Robert Bergé, post-scriptum

Hommage à un bâtisseur discret du luxe, qui fit rayonner La Mamounia et bien d’autres temples de l’hospitalité.

Le monde de l’hôtellerie de luxe a perdu l’un de ses grands artisans. Robert Jean Bergé, né le 18 janvier 1933 à Condom, dans le Gers, s’est éteint à Paris le 20 septembre 2025, à l’âge de 92 ans. Figure discrète mais déterminante, il fut l’un de ces directeurs de palace qui savaient faire du raffinement une discipline morale, et de la gestion un art presque spirituel. Ceux qui l’ont connu se souviennent d’un homme droit, élégant, intransigeant sur la qualité et sur les valeurs humaines : la rigueur, la loyauté et le sens du service. C’était une figure qui incarne ce que l’hôtellerie a de plus noble : l’exigence sans ostentation, l’élégance morale, et cette rare capacité à faire du service un art humain.

Le chapitre le plus emblématique de sa vie professionnelle s’était écrit à Marrakech. Treize années durant, Robert Bergé dirigea La Mamounia. Sous sa gouvernance, l’établissement connut un renouveau profond de redressement économique, de repositionnement stratégique et retour au cœur de la carte mondiale du luxe.

Il quitta la Mamounia en janvier 2006, au terme d’un cycle qu’il jugeait accompli, laissant derrière lui une institution consolidée et modernisée, sans jamais avoir trahi son esprit d’origine.

Avant Marrakech, et parfois en parallèle, Robert Bergé laissa son empreinte dans plusieurs capitales du luxe mondial.

À Casablanca, il donna un second souffle au Royal Mansour Hôtel, à Rabat, il apporta sa touche à l’enseigne Hilton et, à New York, au Parker Méridien, il eut l’audace d’inviter le chef Paul Bocuse en 1979.

Toujours visionnaire, il fut parmi les premiers, en France, à concevoir le brunch comme un événement social. Au Méridien Porte Maillot, il institua le rendez-vous dominical avec orchestre, animé par le pianiste Claude Bolling : le second dimanche, 450 couverts.
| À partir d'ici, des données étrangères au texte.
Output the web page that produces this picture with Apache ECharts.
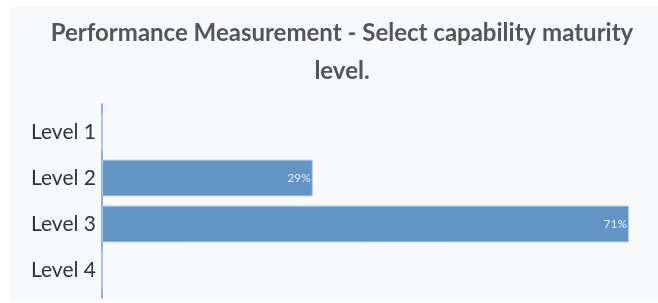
<!DOCTYPE html>
<html>
    <head>
        <meta charset="utf-8">
        <title>Performance Measurement</title>
        <script src="https://cdn.jsdelivr.net/npm/echarts@6.0.0/dist/echarts.min.js"></script>
        <style>
            body { margin: 0; background: #ffffff; }
            #chartmain { position: absolute; left: 10px; top: 7px; width: 648px; height: 294px; background: #f8f9fb; }
        </style>
    </head>
    <body>
        <div id="chartmain"></div>
        <script type="text/javascript">
            // 類別與百分比 (標籤四捨五入顯示)
            var levels = ['Level 1', 'Level 2', 'Level 3', 'Level 4'];
            var percents = [0, 28.57, 71.43, 0];
            var titleText = 'Performance Measurement - Select capability maturity\nlevel.';

            var myChart = echarts.init(document.getElementById('chartmain'));

            var option = {
                animation: false,
                title: {
                    text: titleText,
                    left: 327,
                    top: 2,
                    textAlign: 'center',
                    textStyle: {
                        fontFamily: 'Lato',
                        fontWeight: 'bold',
                        fontSize: 24,
                        color: '#555555',
                        lineHeight: 38
                    }
                },
                grid: [
                    { left: 92, right: 29, top: 102, height: 184, containLabel: false },
                    // 只畫較長的軸線
                    { left: 92, right: 29, top: 97, height: 194, containLabel: false }
                ],
                xAxis: [
                    { type: 'value', min: 0, max: 'dataMax', show: false, gridIndex: 0 },
                    { type: 'value', min: 0, max: 1, show: false, gridIndex: 1 }
                ],
                yAxis: [
                    {
                        type: 'category',
                        data: levels,
                        inverse: true,
                        gridIndex: 0,
                        axisTick: { show: false },
                        axisLine: { show: false },
                        axisLabel: {
                            fontFamily: 'Lato',
                            fontSize: 21,
                            color: '#333333',
                            margin: 6,
                            padding: [4, 0, 0, 0]
                        }
                    },
                    {
                        type: 'value',
                        gridIndex: 1,
                        min: 0,
                        max: 1,
                        axisLine: { show: true, lineStyle: { color: '#6a9ad0', width: 1.5 } },
                        axisTick: { show: false },
                        axisLabel: { show: false },
                        splitLine: { show: false }
                    }
                ],
                series: [
                    {
                        type: 'bar',
                        data: percents,
                        barCategoryGap: '20%',
                        itemStyle: {
                            color: '#6394c6',
                            borderColor: '#b5cde6',
                            borderWidth: 1
                        },
                        label: {
                            show: true,
                            position: 'insideRight',
                            distance: 2,
                            fontFamily: 'Lato',
                            fontSize: 12,
                            color: '#e8eef6',
                            formatter: function (p) {
                                return p.value > 0 ? Math.round(p.value) + '%' : '';
                            }
                        }
                    }
                ]
            };

            myChart.setOption(option);
        </script>
    </body>
</html>
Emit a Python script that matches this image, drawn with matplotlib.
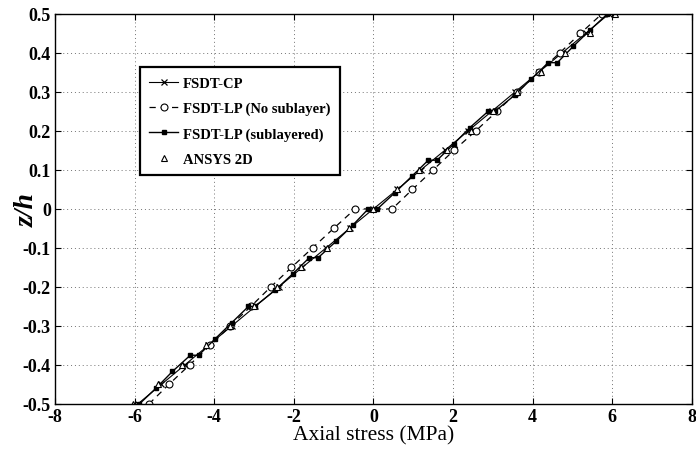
import numpy as np
import matplotlib.pyplot as plt

#------------------------------------------------------------------------------
# datos

# FSDT-CP
z_cp = [-0.5, -0.45, -0.4, -0.35, -0.3, -0.25, -0.2, -0.15, -0.1, -0.05, 0.0,
        0.05, 0.1, 0.15, 0.2, 0.25, 0.3, 0.35, 0.4, 0.45, 0.5]
s_cp = [-5.92, -5.33, -4.74, -4.15, -3.56, -2.97, -2.38, -1.79, -1.19, -0.6, 0.0,
        0.6, 1.19, 1.79, 2.38, 2.97, 3.56, 4.15, 4.74, 5.33, 5.92]

# FSDT-LP (No sublayer)
z_lp = [-0.5, -0.45, -0.4, -0.35, -0.3, -0.25, -0.2, -0.15, -0.1, -0.05, 0.0,
        0.0, 0.05, 0.1, 0.15, 0.2, 0.25, 0.3, 0.35, 0.4, 0.45, 0.5]
s_lp = [-5.64, -5.14, -4.62, -4.1, -3.6, -3.08, -2.58, -2.06, -1.53, -1.0, -0.46,
        0.47, 0.98, 1.5, 2.02, 2.57, 3.1, 3.62, 4.15, 4.68, 5.2, 5.74]

# FSDT-LP (sublayered)
z_sl = [-0.5, -0.4583, -0.4167, -0.375, -0.375, -0.3333, -0.2917, -0.25, -0.25,
        -0.2083, -0.1667, -0.125, -0.125, -0.0833, -0.0417, 0.0,
        0.0, 0.0417, 0.0833, 0.125, 0.125, 0.1667, 0.2083, 0.25, 0.25,
        0.2917, 0.3333, 0.375, 0.375, 0.4167, 0.4583, 0.5]
s_sl = [-5.88, -5.45, -5.05, -4.6, -4.39, -3.98, -3.56, -3.14, -2.98,
        -2.47, -2.03, -1.61, -1.39, -0.94, -0.52, -0.13,
        0.1, 0.54, 0.96, 1.38, 1.6, 2.02, 2.42, 2.88, 3.05,
        3.55, 3.97, 4.39, 4.62, 5.02, 5.44, 5.88]

# ANSYS 2D
z_an = [-0.5, -0.45, -0.4, -0.35, -0.3, -0.25, -0.2, -0.15, -0.1, -0.05, 0.0,
        0.05, 0.1, 0.15, 0.2, 0.25, 0.3, 0.35, 0.4, 0.45, 0.5]
s_an = [-6.05, -5.42, -4.8, -4.2, -3.6, -3.01, -2.42, -1.82, -1.17, -0.62, 0.0,
        0.6, 1.15, 1.85, 2.44, 3.01, 3.6, 4.2, 4.82, 5.44, 6.07]

x_ticks = [-8, -6, -4, -2, 0, 2, 4, 6, 8]
y_ticks = [-0.5, -0.4, -0.3, -0.2, -0.1, 0.0, 0.1, 0.2, 0.3, 0.4, 0.5]
y_tick_labels = ['-0.5', '-0.4', '-0.3', '-0.2', '-0.1', '0',
                 '0.1', '0.2', '0.3', '0.4', '0.5']

#------------------------------------------------------------------------------

plt.rcParams['font.family'] = ['Liberation Serif', 'DejaVu Serif']

fig = plt.figure(figsize=(6.96, 4.52), dpi=100)
ax = fig.add_axes([0.079, 0.104, 0.915, 0.863])

ax.plot(s_cp, z_cp, '-x', color='k', lw=0.8, ms=4, mew=0.9, label='FSDT-CP')
ax.plot(s_lp, z_lp, '--o', color='k', lw=0.9, ms=5, mfc='white', mew=0.8,
        dashes=(5, 4), label='FSDT-LP (No sublayer)')
ax.plot(s_sl, z_sl, '-s', color='k', lw=1.0, ms=3.5, label='FSDT-LP (sublayered)')
ax.plot(s_an, z_an, '^', color='k', ms=5, mfc='white', mew=0.8,
        linestyle='none', label='ANSYS 2D')

ax.set_xlim(-8, 8)
ax.set_ylim(-0.5, 0.5)
ax.set_xticks(x_ticks)
ax.set_yticks(y_ticks)
ax.set_xticklabels([str(v) for v in x_ticks])
ax.set_yticklabels(y_tick_labels)
ax.tick_params(direction='in', top=True, right=True, length=4, width=0.8,
               labelsize=13, pad=3)
for lbl in ax.get_xticklabels() + ax.get_yticklabels():
    lbl.set_fontweight('bold')

ax.grid(True, linestyle=(0, (1, 3)), color='0.45', lw=0.7)
for sp in ax.spines.values():
    sp.set_linewidth(1.0)

ax.set_xlabel('Axial stress (MPa)', fontsize=15.5, labelpad=0)
ax.set_ylabel('z/h', fontsize=20, fontweight='bold', fontstyle='italic')
ax.yaxis.set_label_coords(-0.024, 0.5)

leg = ax.legend(loc='upper left', bbox_to_anchor=(0.133, 0.864),
                borderaxespad=0, fancybox=False, edgecolor='k', framealpha=1,
                borderpad=0.65, handlelength=2.0, handletextpad=0.3,
                labelspacing=0.82, prop={'weight': 'bold', 'size': 10.5})
leg.get_frame().set_linewidth(1.6)

fig.savefig('out.png', dpi=100)
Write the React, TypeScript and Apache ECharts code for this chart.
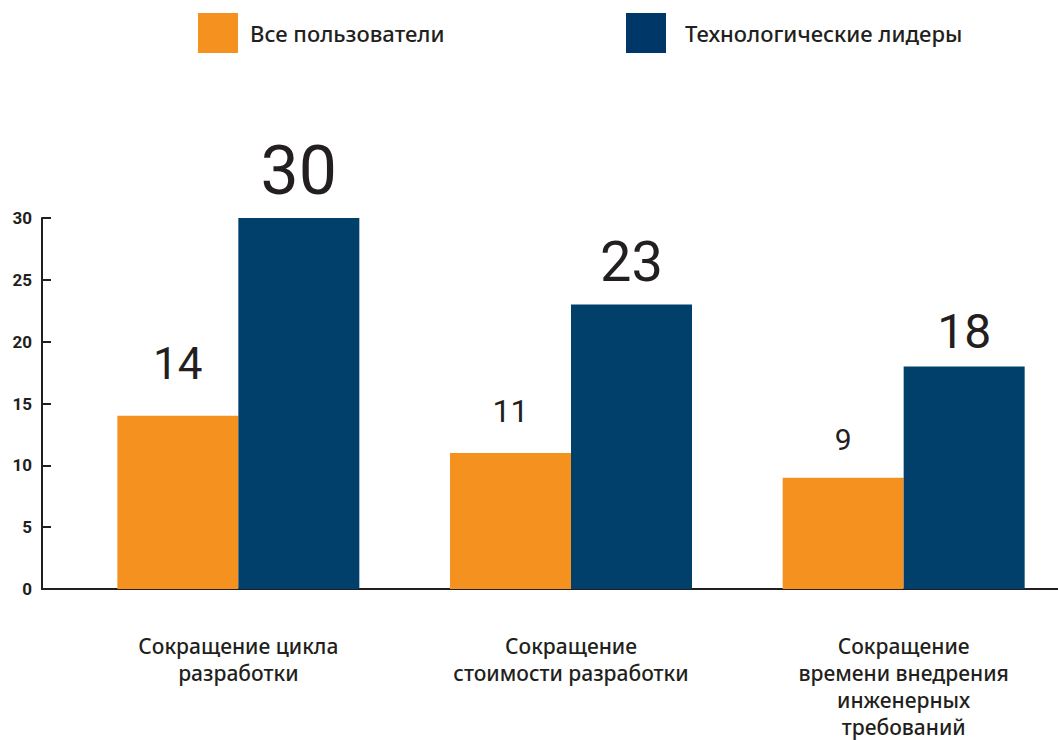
import React, { useEffect, useRef } from "react";
import * as echarts from "echarts";

const categories = [
  "Сокращение цикла\nразработки",
  "Сокращение\nстоимости разработки",
  "Сокращение\nвремени внедрения\nинженерных\nтребований",
];
const seriesNames = ["Все пользователи", "Технологические лидеры"];
const allUsers = [14, 11, 9];
const techLeaders = [30, 23, 18];
const yTicks = [0, 5, 10, 15, 20, 25, 30];

// label styling (font size, distance) per bar
const allUsersLabelSize = [44, 32, 30];
const allUsersLabelDist = [30, 26, 23];
const leadersLabelSize = [68, 56, 48];
const leadersLabelDist = [13, 15, 11];

const ORANGE = "#F5921F";
const BLUE = "#00406A";
const BLUE_LEGEND = "#003769";
const INK = "#231F20";
const NUMFONT = "Roboto, 'Noto Sans', sans-serif";
const FONT = "'Noto Sans', Roboto, sans-serif";

export default function App() {
  const ref = useRef<HTMLDivElement>(null);
  useEffect(() => {
    if (!ref.current) return;
    const chart = echarts.init(ref.current, null, { renderer: "svg" });
    const mk = (vals: number[], sizes: number[], dists: number[]) =>
      vals.map((v, i) => ({
        value: v,
        label: { fontSize: sizes[i], distance: dists[i] },
      }));
    chart.setOption({
      animation: false,
      textStyle: { fontFamily: FONT },
      legend: [
        {
          left: 193,
          top: 8,
          itemWidth: 40,
          itemHeight: 40,
          icon: "rect",
          data: [{ name: seriesNames[0], itemStyle: { color: ORANGE } }],
          textStyle: { fontSize: 22, fontWeight: 500, color: INK, fontFamily: FONT, padding: [0, 0, 4, 7] },
        },
        {
          left: 621,
          top: 8,
          itemWidth: 40,
          itemHeight: 40,
          icon: "rect",
          data: [{ name: seriesNames[1], itemStyle: { color: BLUE_LEGEND } }],
          textStyle: { fontSize: 22, fontWeight: 500, color: INK, fontFamily: FONT, padding: [0, 0, 4, 14] },
        },
      ],
      grid: {
        left: 72,
        top: 218,
        width: 998,
        height: 371,
        containLabel: false,
        outerBoundsMode: "none",
      },
      xAxis: {
        type: "category",
        data: categories,
        axisLine: { lineStyle: { color: INK, width: 2 } },
        axisTick: {
          inside: true,
          length: 16,
          interval: (idx: number) => idx > 0,
          lineStyle: { color: INK, width: 2 },
        },
        axisLabel: {
          interval: 0,
          margin: 43,
          fontSize: 21,
          fontWeight: 500,
          lineHeight: 27,
          color: INK,
          fontFamily: FONT,
          align: "center",
        },
      },
      yAxis: {
        type: "value",
        min: yTicks[0],
        max: yTicks[yTicks.length - 1],
        interval: yTicks[1] - yTicks[0],
        offset: 30,
        axisLine: { show: true, lineStyle: { color: INK, width: 2 } },
        axisTick: { show: true, inside: true, length: 9, lineStyle: { color: INK, width: 2 } },
        splitLine: { show: false },
        axisLabel: { margin: 10, fontSize: 17, fontWeight: "bold", color: INK, fontFamily: NUMFONT },
      },
      series: [
        {
          name: seriesNames[0],
          type: "bar",
          barWidth: 121,
          barGap: "0%",
          itemStyle: { color: ORANGE },
          label: { show: true, position: "top", color: INK, fontFamily: NUMFONT },
          data: mk(allUsers, allUsersLabelSize, allUsersLabelDist),
        },
        {
          name: seriesNames[1],
          type: "bar",
          barWidth: 121,
          barGap: "0%",
          itemStyle: { color: BLUE },
          label: { show: true, position: "top", color: INK, fontFamily: NUMFONT },
          data: mk(techLeaders, leadersLabelSize, leadersLabelDist),
        },
      ],
      graphic: [
        {
          type: "line",
          shape: { x1: 41, y1: 589, x2: 73, y2: 589 },
          style: { stroke: INK, lineWidth: 2 },
        },
      ],
    });
    return () => chart.dispose();
  }, []);
  return (
    <div
      ref={ref}
      style={{ position: "absolute", left: 0, top: 0, width: 1058, height: 740, background: "#fff" }}
    />
  );
}
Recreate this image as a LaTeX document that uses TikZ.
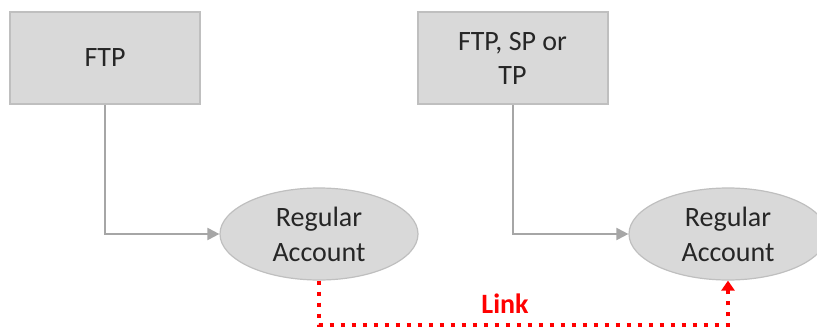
\documentclass[tikz,border=0pt]{standalone}
\usepackage{fontspec}
\setmainfont{Carlito}
\usepackage{xcolor}
\usepackage{tikz}
\usetikzlibrary{arrows.meta}
\usetikzlibrary{positioning, shapes.geometric}
\definecolor{boxfill}{HTML}{D9D9D9}
\definecolor{boxline}{HTML}{BFBFBF}
\definecolor{wire}{HTML}{A6A6A6}
\definecolor{linkred}{HTML}{FF0000}
\tikzset{
prog/.style = { rectangle, draw = boxline, line width = 1pt, fill = boxfill, minimum width = 95pt, minimum height = 46pt, align = center, text = black!85, font = \fontsize{14}{17}\selectfont },
account/.style = { ellipse, draw = boxline, line width = 0.6pt, fill = boxfill, minimum width = 99pt, minimum height = 46pt, inner sep = 0pt, align = center, text = black!85, font = \fontsize{14}{17.5}\selectfont },
feed/.style = { draw = wire, line width = 1pt, -{Triangle[length = 6pt, width = 6pt]} },
linkline/.style = { draw = linkred, line width = 2pt, dash pattern = on 2pt off 3.5pt, -{Triangle[length = 5pt, width = 6.5pt]} },
linklabel/.style = { text = linkred, font = \fontsize{14}{17}\selectfont\bfseries },
}

\begin{document}
\begin{tikzpicture}[x = 0.5pt, y = -0.5pt]
      \useasboundingbox (0, 0) rectangle (817, 331);
      % programs
      \node[prog] (ftp) at (105, 58) {FTP};
      \node[prog] (mixed) at (512.5, 58) {FTP, SP or\\TP};
      % accounts
      \node[account] (acc1) at (319, 234) {Regular\\Account};
      \node[account] (acc2) at (728, 234) {Regular\\Account};
      \draw[feed] (ftp.south) |- (acc1.west);
      \draw[feed] (mixed.south) |- (acc2.west);
      % link between the two accounts
      \coordinate (lk) at (505, 325);
      \draw[linkline] (acc1.south) |- (lk) -| (acc2.south);
      \node[linklabel] (linktxt) at (505, 304) {Link};
    \end{tikzpicture}
\end{document}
Le concept était lancé, promis à devenir un classique de l’hôtellerie mondiale.

Chaque fois, il sut adapter le même credo : la modernité sans vulgarité, l’innovation sans reniement des valeurs.

Robert Bergé ne laisse ni livre ni manifeste, mais un héritage plus subtil : celui d’un style. Dans les cercles marocains de l’hôtellerie de luxe, on parle encore de « l’école Bergé » qui concevait que le sourire devait précéder la demande, où la lumière d’un hall devait sembler naturelle, et où un palace ne pouvait être grand que s’il restait humain.

Mais, sans doute, son œuvre la plus visible, La Mamounia, continue de joindre cet équilibre rare entre faste et âme, entre modernité et mémoire.

À 92 ans, Robert Bergé s’est éteint comme il avait vécu : avec élégance, sans bruit, laissant à ceux qui l’ont croisé le souvenir d’un homme qui savait que le vrai luxe n’est pas dans l’apparat, mais dans l’attention.